Well, that's the end of Sherman's statement, and I'll start my summation with the observation that the greatest piracy seems to take place within the confines of the industry itself, but much like their reference to the same, that really has no bearing on the subject at hand.

Ignoring that, consider the impact that this change would have on the entire landscape.

First of all, peer-to-peer file sharing would essentially be legalized. It would certainly end the discussion of legitimate and illegitimate sites. If the mechanical royalty is based on a percentage of the retail price and I give copies away for free... then for 1000 copies, I would owe somebody exactly... nothing. Much better than the $85 per song it would otherwise cost.

The retail price is zero. Whatever the percentage is, the license fee still adds up to zero. Even 99 percent of nothing is still nothing.

If you must pay a royalty on the basis of a percentage of the retail price, by definition you would not incur the necessity to pay the licensing fee until the copies were sold, much like businesses deal with state and local sales tax.

This will make it even more difficult to prosecute actual counterfeiters unless the RIAA intends on auditing them after the fact. They are trying to move the point of licensing from the manufacture to the point of sale; redefine the licensing as after-the-fact instead of requiring pre-manufacturing payments.

For the songwriters, the Sony/Phillips story must once again be referred to. The industry has continuously kept raising prices for its physical product, even in the face of declining sales, cheaper technology and the massive amounts of money spent on ineffective DRM schemes. Can they keep this up forever?

To accept a percentage as a royalty assumes that the price will not be significantly dropping anytime soon when we know for a fact that the industry initially releases products at a prohibitively high price before adopting a price the consumer will embrace. The CD itself is a perfect example, born at a "value" (according to the RIAA) of more than $20 and dropping to less than $15 before anyone really started buying them.

The RIAA believes that the price of a digital song is currently 99 cents. Two years ago, they thought it was $2.49. The dominant, prevailing "suggested list price" for most CDs on Amazon.com during the Christmas week was $18.98. Same physical CD from 1993, except for the DRM. Less music. Less desireable content.

What kind of percentage do the songwriters ask for that will still get them the same eight cents per copy in another five years? How long can the record companies continue to push higher prices before they realize that this is one of the reasons we stopped buying CDs and started accepting compressed digital information as acceptable listening? After all, it's still better than FM.

So pick a number, any number. And pray the price never drops, as it has in each and every other technologically-based industry in the last 10 years.
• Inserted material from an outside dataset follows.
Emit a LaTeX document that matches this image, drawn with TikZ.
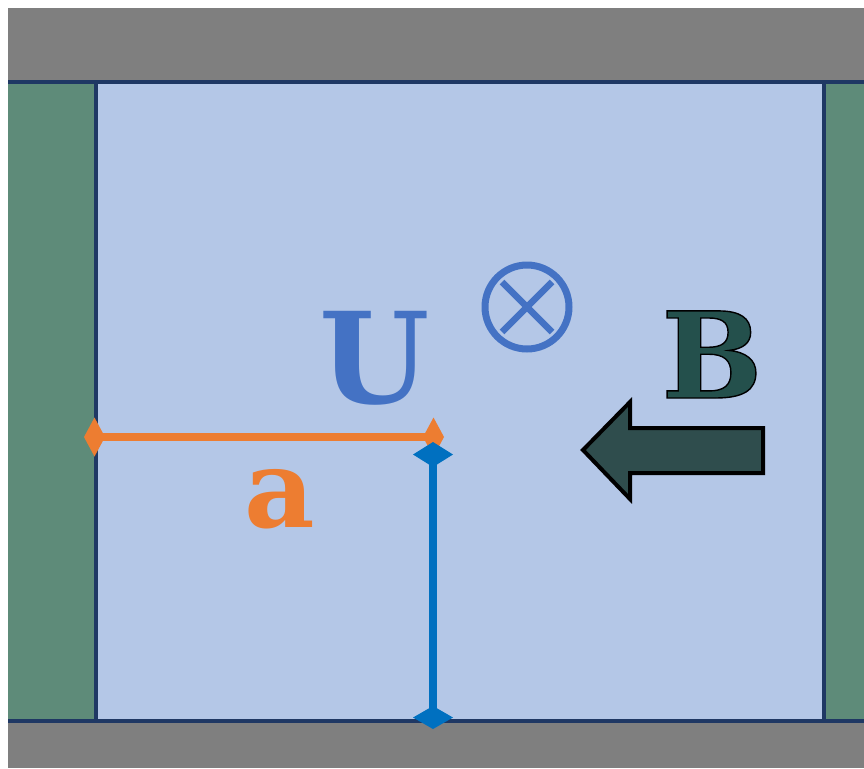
\documentclass[tikz,border=0pt]{standalone}
\usepackage{fontspec}
\newfontfamily\labfont{DejaVu Serif}
\usepackage{tikz}
\usetikzlibrary{arrows.meta}
\usepackage{xcolor}
\definecolor{wallgray}{RGB}{127,127,127}
\definecolor{sidegreen}{RGB}{94,139,121}
\definecolor{chanblue}{RGB}{180,199,231}
\definecolor{edgenavy}{RGB}{31,56,100}
\definecolor{lenorange}{RGB}{237,125,49}
\definecolor{hgtblue}{RGB}{0,112,192}
\definecolor{flowblue}{RGB}{68,114,196}
\definecolor{fieldteal}{RGB}{36,80,76}
\definecolor{arrowslate}{RGB}{47,77,77}
\newcommand{\outlinedtext}[1]{\special{pdf:literal 0 0 0 RG 0.8 w 2 Tr}#1\special{pdf:literal 0 Tr}}

\begin{document}
\begin{tikzpicture}[x=0.02cm, y=-0.02cm,
    wall/.style={fill=wallgray, draw=none},
    side/.style={fill=sidegreen, draw=none},
    edge/.style={draw=edgenavy, line width=0.065cm},
    biglab/.style={font=\labfont\bfseries, anchor=base, inner sep=0pt},
    dimlen/.style={draw=lenorange, line width=0.16cm, {Diamond[length=0.42cm, width=0.78cm]}-{Diamond[length=0.42cm, width=0.78cm]}},
    dimhgt/.style={draw=hgtblue, line width=0.16cm, {Diamond[length=0.5cm, width=0.8cm]}-{Diamond[length=0.46cm, width=0.8cm]}},
    barrow/.style={fill=arrowslate, draw=black, line width=0.08cm, line join=miter}
]
\useasboundingbox (0,0) rectangle (864,768);

% walls and channel
\fill[chanblue] (96,82) rectangle (824,721);
\path[wall] (8,8) rectangle (864,82);
\path[wall] (8,721) rectangle (864,768);
\path[side] (8,82) rectangle (96,721);
\path[side] (824,82) rectangle (864,721);
\draw[edge] (8,82) -- (864,82);
\draw[edge] (8,721) -- (864,721);
\draw[edge] (96,82) -- (96,721);
\draw[edge] (824,82) -- (824,721);

% labels
\node[biglab, font=\labfont\bfseries\fontsize{72}{80}\selectfont, text=flowblue] (U) at (375,403) {U};
\node[biglab, font=\labfont\bfseries\fontsize{62}{68}\selectfont, text=lenorange] (a) at (280,527) {a};
\node[biglab, font=\labfont\bfseries\fontsize{68}{76}\selectfont, text=fieldteal] (B) at (712,398) {\outlinedtext{B}};

% out-of-plane symbol
\node[circle, draw=flowblue, line width=0.14cm, minimum size=1.68cm, inner sep=0pt] (otimes) at (527,307) {};
\draw[flowblue, line width=0.13cm] (otimes.center) +(-25,-25) -- +(25,25);
\draw[flowblue, line width=0.13cm] (otimes.center) +(-25,25) -- +(25,-25);

% dimension lines
\coordinate (lenL) at (84,437);
\coordinate (lenR) at (444,437);
\coordinate (hgtT) at (433,442);
\coordinate (hgtB) at (433,729);
\draw[dimlen] (lenL) -- (lenR);
\draw[dimhgt] (hgtT) -- (hgtB);

% field arrow
\draw[barrow] (583,450) -- (630,402) -- (630,428) -- (763,428) -- (763,473) -- (630,473) -- (630,499) -- cycle;
\end{tikzpicture}
\end{document}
And here's a final what-if for the songwriters -- I'm not the only person criticizing the recording industry right now. My same complaints are repeated elsewhere by countless others. There was even talk this past holiday season of lower-priced releases -- the famed $9.99 CDs which never materialized anywhere within my sight.

So they make a percentage royalty law, then cut prices. Whatever deal you make thinking CDs are worth $20 suddenly turns into something else entirely (and significantly smaller) if the price drops to $10.

This is all about setting up the songwriters for more bureaucracy and a smaller cut. Once again, the needs of the few are perceived to outweigh the needs of the many.